Freight Transport Association Ireland (FTAI) has told the Joint Oireachtas Committee on Transport and Communications that it believes the banning of vehicles in excess of 4.65m from Ireland’s roads could substantially increase the total number of vehicle movements, and that the move would have a huge impact on a wide variety of freight operators, as many companies use ‘High Cube’ trailers on a day-to-day basis.
Representatives of FTA Ireland voiced their concerns during a meeting between members of the association and the Joint Committee on Transport and Communications earlier this week to discuss amendments to Directive 96.53/EC.

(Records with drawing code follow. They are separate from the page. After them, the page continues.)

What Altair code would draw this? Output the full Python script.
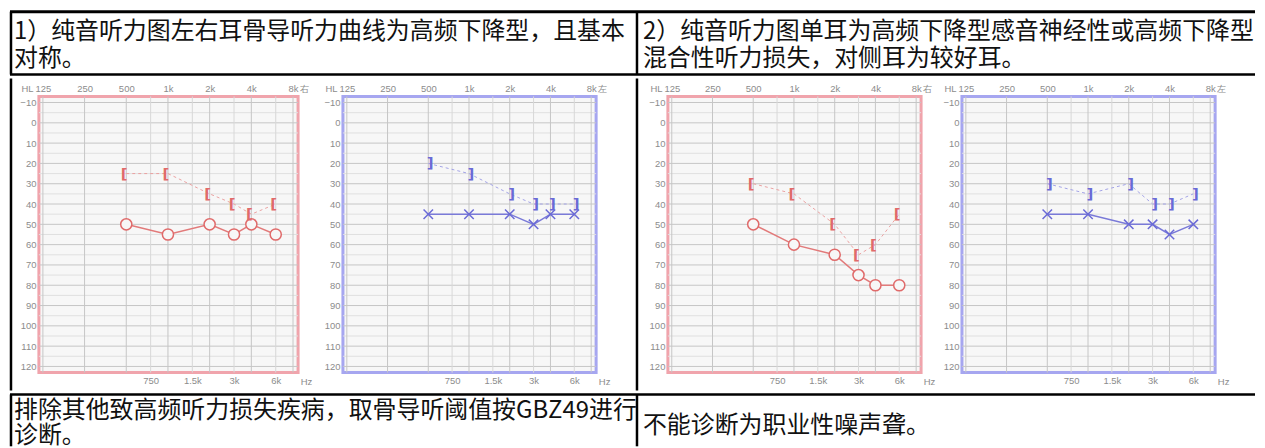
import altair as alt
import pandas as pd

# ---------------- data ----------------
FREQS = [500, 1000, 2000, 3000, 4000, 6000]
P1_AIR = [50, 55, 50, 55, 50, 55]
P1_BONE = [25, 25, 35, 40, 45, 40]
P2_AIR = [45, 45, 45, 50, 45, 45]
P2_BONE = [20, 25, 35, 40, 40, 40]
P3_AIR = [50, 60, 65, 75, 80, 80]
P3_BONE = [30, 35, 50, 65, 60, 45]
P4_AIR = [45, 45, 50, 50, 55, 50]
P4_BONE = [30, 35, 30, 40, 40, 35]

TOP_TICKS = [125, 250, 500, 1000, 2000, 4000, 8000]
BOTTOM_TICKS = [750, 1500, 3000, 6000]
DB_MAJOR = [-10, 0, 10, 20, 30, 40, 50, 60, 70, 80, 90, 100, 110, 120]
DB_MINOR = [-5, 5, 15, 25, 35, 45, 55, 65, 75, 85, 95, 105, 115]

HEADER_LEFT = ["1）纯音听力图左右耳骨导听力曲线为高频下降型，且基本", "对称。"]
HEADER_RIGHT = ["2）纯音听力图单耳为高频下降型感音神经性或高频下降型", "混合性听力损失，对侧耳为较好耳。"]
FOOTER_LEFT = ["排除其他致高频听力损失疾病，取骨导听阈值按GBZ49进行", "诊断。"]
FOOTER_RIGHT = ["不能诊断为职业性噪声聋。"]

# ---------------- styling ----------------
CJK = "Noto Sans CJK SC"
LBL = "datum.value >= 1000 ? (datum.value / 1000) + 'k' : '' + datum.value"
X_PATH = "M-1,-1L1,1M-1,1L1,-1"
AH = 277            # audiogram plot height
TW = 1249           # table width
COLX = 629          # column divider
AX = dict(labelFont="Liberation Sans", labelFontSize=9.5, labelColor="#8c8c8c",
          titleFont="Liberation Sans", titleFontSize=9.5, titleColor="#8c8c8c",
          titleFontWeight="normal", ticks=False, tickSize=0, domain=False, grid=False,
          labelPadding=3, titleAngle=0, titleAlign="center", titleBaseline="middle",
          labelFlush=False, labelOverlap=False)

RED = dict(frame="#f0a4ac", mark="#e06a6a", line="#e27a7a", dash="#eaa2a2",
           bracket="[", side="右", dx=-2)
BLUE = dict(frame="#a6a6f0", mark="#6a6ad6", line="#7a7ad8", dash="#a4a4e6",
            bracket="]", side="左", dx=2)

ONE = pd.DataFrame({"k": [0]})


def audiogram(air, bone, ear, w):
    df = pd.DataFrame({"freq": FREQS, "air": air, "bone": bone})
    xs = alt.Scale(type="log", base=2, domain=[117, 8700], nice=False)
    ys = alt.Scale(domain=[-13, 123], reverse=True, nice=False, zero=False)

    frame = alt.Chart(ONE).mark_rect(fill="#f7f7f7", stroke=ear["frame"], strokeWidth=3).encode(
        x=alt.value(0), x2=alt.value(w), y=alt.value(0), y2=alt.value(AH))
    hmaj = alt.Chart(pd.DataFrame({"d": DB_MAJOR})).mark_rule(color="#c6c6c6", strokeWidth=1).encode(
        y=alt.Y("d:Q", scale=ys, axis=alt.Axis(orient="left", values=DB_MAJOR, title="HL",
                                               titleX=-12, titleY=-8, **AX)))
    hmin = alt.Chart(pd.DataFrame({"d": DB_MINOR})).mark_rule(color="#e0e0e0", strokeWidth=1).encode(
        y=alt.Y("d:Q", scale=ys, axis=None))
    vmaj = alt.Chart(pd.DataFrame({"f": TOP_TICKS})).mark_rule(color="#c6c6c6", strokeWidth=1).encode(
        x=alt.X("f:Q", scale=xs, axis=alt.Axis(orient="top", values=TOP_TICKS, labelExpr=LBL,
                                               title=ear["side"], titleX=w + 6, titleY=-8, **AX)))
    vmin = alt.Chart(pd.DataFrame({"f": BOTTOM_TICKS})).mark_rule(color="#d8d8d8", strokeWidth=1).encode(
        x=alt.X("f:Q", scale=xs, axis=None))

    bone_line = alt.Chart(df).mark_line(color=ear["dash"], strokeWidth=1, strokeDash=[3, 3]).encode(
        x=alt.X("freq:Q", scale=xs, axis=alt.Axis(orient="bottom", values=BOTTOM_TICKS, labelExpr=LBL,
                                                  title="Hz", titleX=w + 8, titleY=9, **AX)),
        y=alt.Y("bone:Q", scale=ys, axis=None))
    air_line = alt.Chart(df).mark_line(color=ear["line"], strokeWidth=1.5).encode(
        x=alt.X("freq:Q", scale=xs, axis=None), y=alt.Y("air:Q", scale=ys, axis=None))
    if ear is RED:
        pts = alt.Chart(df).mark_point(shape="circle", filled=True, fill="#f7f7f7", stroke=ear["mark"],
                                       strokeWidth=1.5, size=125, opacity=1)
    else:
        pts = alt.Chart(df).mark_point(shape=X_PATH, filled=False, color=ear["mark"],
                                       strokeWidth=1.5, size=90, opacity=1)
    pts = pts.encode(x=alt.X("freq:Q", scale=xs, axis=None), y=alt.Y("air:Q", scale=ys, axis=None))
    br = alt.Chart(df).mark_text(text=ear["bracket"], font="DejaVu Sans", fontSize=15, fontWeight="bold",
                                 color=ear["mark"], dx=ear["dx"], baseline="middle").encode(
        x=alt.X("freq:Q", scale=xs, axis=None), y=alt.Y("bone:Q", scale=ys, axis=None))

    return alt.layer(frame, hmaj, hmin, vmaj, vmin, bone_line, air_line, pts, br).resolve_axis(
        x="independent", y="independent").properties(width=w, height=AH)


def spacer(w, line_x=None):
    if line_x is None:
        m = alt.Chart(ONE).mark_rule(opacity=0).encode(x=alt.value(0), y=alt.value(0), y2=alt.value(1))
    else:
        m = alt.Chart(ONE).mark_rule(color="black", strokeWidth=2.5).encode(
            x=alt.value(line_x), y=alt.value(-18), y2=alt.value(AH + 18))
    return m.properties(width=w, height=AH)


def hrule(y, x1=0, x2=TW, sw=2.5):
    return alt.Chart(ONE).mark_rule(color="black", strokeWidth=sw).encode(
        x=alt.value(x1), x2=alt.value(x2), y=alt.value(y))


def vrule(x, y1, y2, sw=2.5):
    return alt.Chart(ONE).mark_rule(color="black", strokeWidth=sw).encode(
        x=alt.value(x), y=alt.value(y1), y2=alt.value(y2))


def txt(s, x, y):
    return alt.Chart(ONE).mark_text(align="left", baseline="middle", font=CJK, fontSize=24,
                                    color="#111").encode(
        x=alt.value(x), y=alt.value(y), text=alt.value(s))


HH = 63
header = alt.layer(
    hrule(0, sw=3), hrule(HH), vrule(1, 0, HH), vrule(COLX, 0, HH),
    txt(HEADER_LEFT[0], 4, 20.5), txt(HEADER_LEFT[1], 4, 47.5),
    txt(HEADER_RIGHT[0], 635, 20.5), txt(HEADER_RIGHT[1], 635, 47.5),
).properties(width=TW, height=HH)

row2 = alt.hconcat(
    spacer(29, 1),
    audiogram(P1_AIR, P1_BONE, RED, 260),
    spacer(45),
    audiogram(P2_AIR, P2_BONE, BLUE, 254),
    spacer(72, 41),
    audiogram(P3_AIR, P3_BONE, RED, 254),
    spacer(41),
    audiogram(P4_AIR, P4_BONE, BLUE, 254),
    spacer(40),
    spacing=0, bounds="flush")

FH = 52
footer = alt.layer(
    hrule(0), vrule(1, 0, FH), vrule(COLX, 0, FH),
    txt(FOOTER_LEFT[0], 4, 17), txt(FOOTER_LEFT[1], 4, 41.5),
    txt(FOOTER_RIGHT[0], 635, 32),
).properties(width=TW, height=FH)

chart = alt.vconcat(header, row2, footer, spacing=0).properties(
    padding={"left": 0, "top": 1, "right": 0, "bottom": 0}
).configure_view(stroke="transparent")

chart.save("out.html", embed_options={"renderer": "svg", "actions": False})
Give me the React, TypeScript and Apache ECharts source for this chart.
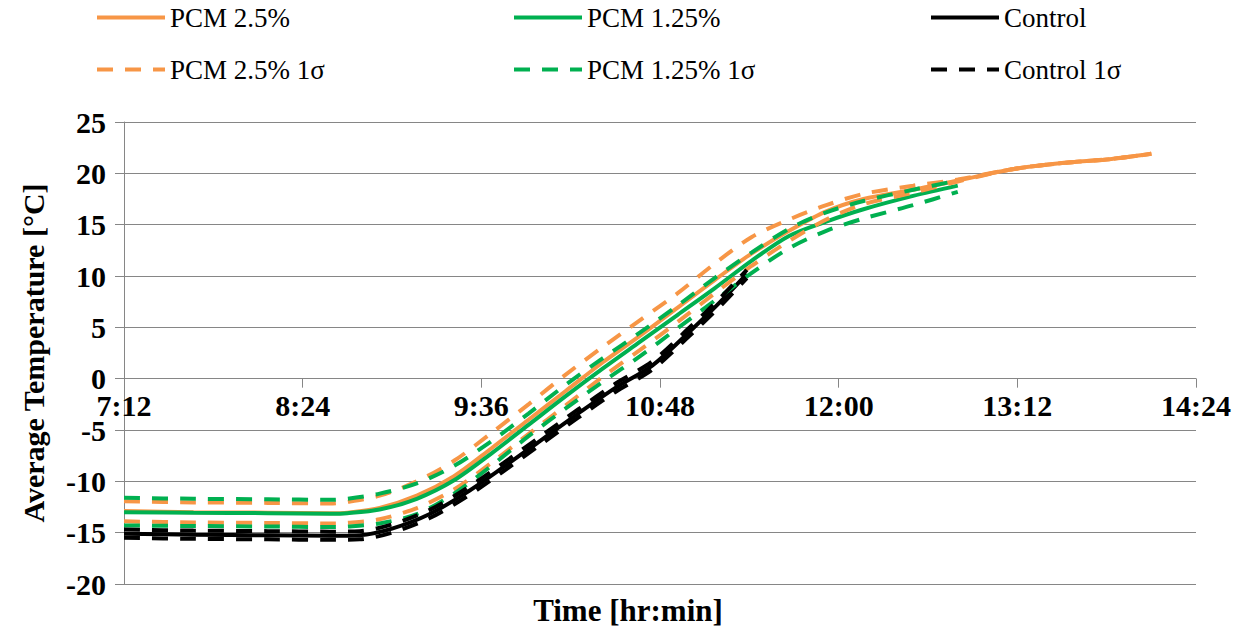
import React, { useEffect, useRef } from "react";
import * as echarts from "echarts";

const ORANGE = "#F79646";
const GREEN = "#00B050";
const BLACK = "#000000";
const GRID_GREY = "#868686";
const FONT = "Liberation Serif";

// time in minutes after midnight
const timesPcm25 = [432, 460, 490, 515, 522, 535, 550, 565, 580, 595, 610, 625, 640, 655, 670, 685, 700, 715, 730, 750, 768, 790, 810, 830, 846];
const timesPcm125 = [432, 460, 490, 515, 522, 535, 550, 565, 580, 595, 610, 625, 640, 655, 670, 685, 700, 715, 730, 750, 768];
const timesControl = [432, 460, 490, 515, 527, 540, 555, 570, 585, 600, 615, 630, 645, 660, 672, 683];

const pcm25Mean = [-12.9, -13.0, -13.05, -13.1, -13.05, -12.6, -11.4, -9.5, -6.8, -4.0, -1.2, 1.6, 4.2, 6.9, 9.6, 12.2, 14.4, 16.3, 17.5, 18.4, 19.3, 20.4, 21.0, 21.4, 21.9];
const pcm25Upper = [-11.95, -12.05, -12.1, -12.15, -12.0, -11.4, -10.0, -8.0, -5.3, -2.5, 0.4, 3.1, 5.7, 8.3, 11.2, 13.8, 15.5, 16.9, 18.0, 18.8, 19.4, 20.4, 21.0, 21.4, 21.9];
const pcm25Lower = [-13.9, -14.0, -14.05, -14.1, -14.05, -13.7, -12.6, -10.8, -8.2, -5.4, -2.6, 0.2, 2.8, 5.5, 8.3, 11.0, 13.4, 15.5, 17.0, 18.1, 19.2, 20.4, 21.0, 21.4, 21.9];

const pcm125Mean = [-13.0, -13.05, -13.1, -13.15, -13.1, -12.75, -11.7, -9.9, -7.3, -4.5, -1.7, 1.0, 3.6, 6.2, 8.8, 11.5, 13.9, 15.3, 16.5, 17.8, 18.8];
const pcm125Upper = [-11.6, -11.7, -11.75, -11.8, -11.7, -11.2, -10.2, -8.5, -6.1, -3.4, -0.6, 2.0, 4.5, 7.1, 9.8, 12.3, 14.6, 16.2, 17.3, 18.4, 19.3];
const pcm125Lower = [-14.3, -14.35, -14.4, -14.45, -14.4, -14.1, -13.2, -11.2, -8.5, -5.6, -2.9, -0.3, 2.2, 4.9, 7.6, 10.3, 12.7, 14.4, 15.6, 16.9, 18.2];

const controlMean = [-15.1, -15.2, -15.25, -15.3, -15.25, -14.6, -13.2, -11.1, -8.6, -6.0, -3.4, -0.9, 1.3, 4.6, 7.4, 10.2];
const controlUpper = [-14.7, -14.8, -14.85, -14.9, -14.85, -14.2, -12.8, -10.7, -8.2, -5.6, -3.0, -0.5, 1.7, 5.0, 7.8, 10.6];
const controlLower = [-15.5, -15.6, -15.65, -15.7, -15.65, -15.0, -13.6, -11.5, -9.0, -6.4, -3.8, -1.3, 0.9, 4.2, 7.0, 9.8];

const xMin = 432;
const xMax = 864;
const xStep = 72;
const yMin = -20;
const yMax = 25;
const yStep = 5;

const GRID_TOP = 122;
const GRID_BOTTOM = 45;
const CHART_H = 629;

const DASH = [16, 12];

function pairs(times: number[], values: number[]) {
  return values.map((v, i) => [times[i], v]);
}

function fmtTime(v: number) {
  const h = Math.floor(v / 60);
  const m = Math.round(v - h * 60);
  return `${h}:${m < 10 ? "0" + m : m}`;
}

function lineSeries(name: string, color: string, times: number[], values: number[], dashed: boolean) {
  return {
    name,
    type: "line",
    data: pairs(times, values),
    symbol: "none",
    smooth: 0.3,
    lineStyle: { color, width: 4, type: dashed ? DASH : "solid", cap: "butt" },
    itemStyle: { color },
  };
}

function legendAt(name: string, left: number, top: number) {
  return {
    data: [name],
    left,
    top,
    padding: 0,
    itemWidth: 68,
    itemHeight: 4,
    itemGap: 0,
    selectedMode: false,
    itemStyle: { opacity: 0 },
    lineStyle: { width: 4 },
    textStyle: { fontFamily: FONT, fontSize: 27, color: "#000" },
  };
}

export default function App() {
  const ref = useRef<HTMLDivElement>(null);

  useEffect(() => {
    if (!ref.current) return;
    const chart = echarts.init(ref.current, undefined, { renderer: "svg" });
    // x axis line sits at y = 0 (Excel style "axis crosses at 0")
    const plotH = CHART_H - GRID_TOP - GRID_BOTTOM;
    const zeroOffset = -plotH * ((0 - yMin) / (yMax - yMin));
    const option = {
      animation: false,
      backgroundColor: "#ffffff",
      textStyle: { fontFamily: FONT },
      legend: [
        legendAt("PCM 2.5%", 95, 4),
        legendAt("PCM 1.25%", 512, 4),
        legendAt("Control", 929, 4),
        legendAt("PCM 2.5% 1σ", 95, 56),
        legendAt("PCM 1.25% 1σ", 512, 56),
        legendAt("Control 1σ", 929, 56),
      ],
      grid: { left: 124, right: 48, top: GRID_TOP, bottom: GRID_BOTTOM, outerBoundsMode: "none" },
      xAxis: {
        type: "value",
        min: xMin,
        max: xMax,
        interval: xStep,
        position: "bottom",
        offset: zeroOffset,
        name: "Time [hr:min]",
        nameLocation: "middle",
        nameGap: 216,
        nameTextStyle: {
          fontFamily: FONT,
          fontSize: 31,
          fontWeight: "bold",
          color: "#000",
          padding: [0, 64, 0, 0],
        },
        axisLine: { onZero: false, lineStyle: { color: GRID_GREY, width: 1 } },
        axisTick: { show: true, length: 9, lineStyle: { color: GRID_GREY } },
        axisLabel: {
          formatter: (v: number) => fmtTime(v),
          fontFamily: FONT,
          fontSize: 30,
          fontWeight: "bold",
          color: "#000",
          margin: 12,
        },
        splitLine: { show: false },
      },
      yAxis: {
        type: "value",
        min: yMin,
        max: yMax,
        interval: yStep,
        name: "Average Temperature [°C]",
        nameLocation: "middle",
        nameGap: 76,
        nameTextStyle: { fontFamily: FONT, fontSize: 30, fontWeight: "bold", color: "#000" },
        axisLine: { show: true, onZero: false, lineStyle: { color: GRID_GREY, width: 1 } },
        axisTick: { show: true, length: 9, lineStyle: { color: GRID_GREY } },
        axisLabel: {
          fontFamily: FONT,
          fontSize: 30,
          fontWeight: "bold",
          color: "#000",
          margin: 18,
        },
        splitLine: { show: true, lineStyle: { color: GRID_GREY, width: 1 } },
      },
      series: [
        lineSeries("PCM 2.5%", ORANGE, timesPcm25, pcm25Mean, false),
        lineSeries("PCM 1.25%", GREEN, timesPcm125, pcm125Mean, false),
        lineSeries("Control", BLACK, timesControl, controlMean, false),
        lineSeries("PCM 2.5% 1σ", ORANGE, timesPcm25, pcm25Upper, true),
        lineSeries("PCM 2.5% 1σ", ORANGE, timesPcm25, pcm25Lower, true),
        lineSeries("PCM 1.25% 1σ", GREEN, timesPcm125, pcm125Upper, true),
        lineSeries("PCM 1.25% 1σ", GREEN, timesPcm125, pcm125Lower, true),
        lineSeries("Control 1σ", BLACK, timesControl, controlUpper, true),
        lineSeries("Control 1σ", BLACK, timesControl, controlLower, true),
      ],
    };
    chart.setOption(option as any);
    return () => chart.dispose();
  }, []);

  return (
    <div
      ref={ref}
      style={{ position: "fixed", left: 0, top: 0, width: 1244, height: 629, background: "#fff" }}
    />
  );
}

FTAI informed the Committee that it acknowledges the requirement to legislate for maximum vehicle weights and dimensions, and also supports a maximum standard vehicle height of 4.65m, but has called upon the Committee to recommend a controlled permit regime for operators of high vehicles on fixed (‘trunk’) routes, similar to the abnormal loads regime that currently exists among local authorities. As the abnormal loads regime is highly variable between local authorities, this would require standardisation nationally.
Neil McDonnell, General Manager – FTA Ireland, said: “FTA Ireland was pleased with the degree of engagement by TDs on the environmental and economic impact of imposing height restrictions on all distribution vehicles in the national fleet. While accepting the necessity for the Department of Transport, Tourism and Sport to legislate for national vehicle dimensions, FTA Ireland was encouraged that the Committee gave such an open hearing to its request for a special permit regime for designated vehicles on defined or fixed routes; but as the abnormal loads regime is highly variable between local authorities, this would require standardisation.”
The FTAI said it supported certain proposed amendments to Directive 96/53/EC as they would encourage the use of hybrid and multi-fuel vehicles and also encourage the manufacture of more aerodynamic and fuel efficient vehicles.It also based its support for the amendments on the fact that it would improve road safety, and also that it would encourage the manufacture of vehicles that are safer from a pedestrian, cyclist and driver perspective.